Fixes: 5d72b4fba40ef ('x86, mm: support huge I/O mapping capability I/F')
Signed-off-by: Joerg Roedel <jroedel@suse.de>
Signed-off-by: Thomas Gleixner <tglx@linutronix.de>
Reviewed-by: Dave Hansen <dave.hansen@linux.intel.com>
Link: https://lkml.kernel.org/r/20190719184652.11391-2-joro@8bytes.org
---
 arch/x86/mm/fault.c | 2 +-
 1 file changed, 1 insertion(+), 1 deletion(-)

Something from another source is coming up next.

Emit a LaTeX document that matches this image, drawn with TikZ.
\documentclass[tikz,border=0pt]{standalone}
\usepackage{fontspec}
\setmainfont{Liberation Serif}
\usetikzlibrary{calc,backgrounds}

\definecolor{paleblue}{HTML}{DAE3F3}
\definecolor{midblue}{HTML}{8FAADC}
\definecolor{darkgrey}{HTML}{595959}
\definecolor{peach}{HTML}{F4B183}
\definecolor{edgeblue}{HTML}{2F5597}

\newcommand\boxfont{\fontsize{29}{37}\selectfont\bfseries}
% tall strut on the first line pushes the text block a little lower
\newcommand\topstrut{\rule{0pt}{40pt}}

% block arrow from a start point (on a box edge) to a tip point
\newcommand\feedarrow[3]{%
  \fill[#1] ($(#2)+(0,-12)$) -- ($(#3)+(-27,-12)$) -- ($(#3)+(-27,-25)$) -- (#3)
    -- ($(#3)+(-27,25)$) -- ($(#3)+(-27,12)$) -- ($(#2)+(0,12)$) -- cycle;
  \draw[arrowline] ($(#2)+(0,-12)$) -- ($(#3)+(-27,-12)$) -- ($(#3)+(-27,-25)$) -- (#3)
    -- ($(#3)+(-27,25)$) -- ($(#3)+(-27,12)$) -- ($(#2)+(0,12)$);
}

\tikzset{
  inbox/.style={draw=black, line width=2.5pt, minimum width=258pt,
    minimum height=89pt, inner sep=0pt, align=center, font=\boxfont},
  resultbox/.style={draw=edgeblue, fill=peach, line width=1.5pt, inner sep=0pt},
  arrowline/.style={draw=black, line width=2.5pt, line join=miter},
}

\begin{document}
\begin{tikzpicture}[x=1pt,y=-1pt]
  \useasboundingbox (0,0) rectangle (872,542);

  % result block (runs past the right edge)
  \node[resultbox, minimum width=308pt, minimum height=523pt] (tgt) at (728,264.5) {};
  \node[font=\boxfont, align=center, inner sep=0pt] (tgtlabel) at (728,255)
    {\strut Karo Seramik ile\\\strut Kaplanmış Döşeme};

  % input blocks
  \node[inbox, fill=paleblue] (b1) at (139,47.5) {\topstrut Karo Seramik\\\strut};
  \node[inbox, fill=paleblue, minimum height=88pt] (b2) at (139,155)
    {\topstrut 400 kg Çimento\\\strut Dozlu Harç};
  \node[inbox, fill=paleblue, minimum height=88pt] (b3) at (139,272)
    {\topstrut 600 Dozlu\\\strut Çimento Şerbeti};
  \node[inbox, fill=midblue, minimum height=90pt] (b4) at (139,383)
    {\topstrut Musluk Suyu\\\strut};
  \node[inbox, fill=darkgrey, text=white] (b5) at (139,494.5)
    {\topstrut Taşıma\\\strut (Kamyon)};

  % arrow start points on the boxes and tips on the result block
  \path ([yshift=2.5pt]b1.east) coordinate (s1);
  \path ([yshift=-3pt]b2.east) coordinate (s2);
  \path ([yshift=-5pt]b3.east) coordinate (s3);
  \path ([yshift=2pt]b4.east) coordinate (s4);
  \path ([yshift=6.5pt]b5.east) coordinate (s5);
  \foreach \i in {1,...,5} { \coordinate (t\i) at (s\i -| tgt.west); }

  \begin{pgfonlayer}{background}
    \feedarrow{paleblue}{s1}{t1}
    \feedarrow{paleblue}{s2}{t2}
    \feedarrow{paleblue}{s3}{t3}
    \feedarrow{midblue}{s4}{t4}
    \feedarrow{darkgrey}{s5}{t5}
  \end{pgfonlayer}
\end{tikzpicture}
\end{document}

diff --git a/arch/x86/mm/fault.c b/arch/x86/mm/fault.c
index 6c46095cd0d9..e64173db4970 100644
--- a/arch/x86/mm/fault.c
+++ b/arch/x86/mm/fault.c
@@ -183,7 +183,7 @@ static inline pmd_t *vmalloc_sync_one(pgd_t *pgd, unsigned long address)
 	if (!pmd_present(*pmd))
 		set_pmd(pmd, *pmd_k);
 	else
-		BUG_ON(pmd_page(*pmd) != pmd_page(*pmd_k));
+		BUG_ON(pmd_pfn(*pmd) != pmd_pfn(*pmd_k));
 
 	return pmd_k;
 }

From 8e998fc24de47c55b47a887f6c95ab91acd4a720 Mon Sep 17 00:00:00 2001
From: Joerg Roedel <jroedel@suse.de>
Date: Fri, 19 Jul 2019 20:46:51 +0200
Subject: [PATCH 2/9] x86/mm: Sync also unmappings in vmalloc_sync_all()

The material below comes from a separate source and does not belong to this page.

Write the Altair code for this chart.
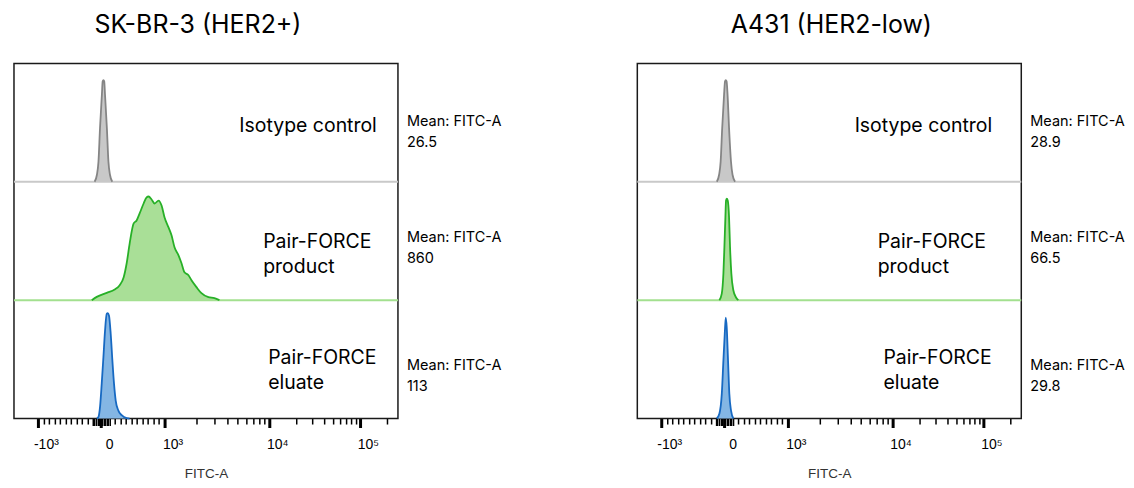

With huge-page ioremap areas the unmappings also need to be synced between
all page-tables. Otherwise it can cause data corruption when a region is
unmapped and later re-used.

Make the vmalloc_sync_one() function ready to sync unmappings and make sure
vmalloc_sync_all() iterates over all page-tables even when an unmapped PMD
is found.

Fixes: 5d72b4fba40ef ('x86, mm: support huge I/O mapping capability I/F')
Signed-off-by: Joerg Roedel <jroedel@suse.de>
Signed-off-by: Thomas Gleixner <tglx@linutronix.de>
Reviewed-by: Dave Hansen <dave.hansen@linux.intel.com>
Link: https://lkml.kernel.org/r/20190719184652.11391-3-joro@8bytes.org
---
 arch/x86/mm/fault.c | 13 +++++--------
 1 file changed, 5 insertions(+), 8 deletions(-)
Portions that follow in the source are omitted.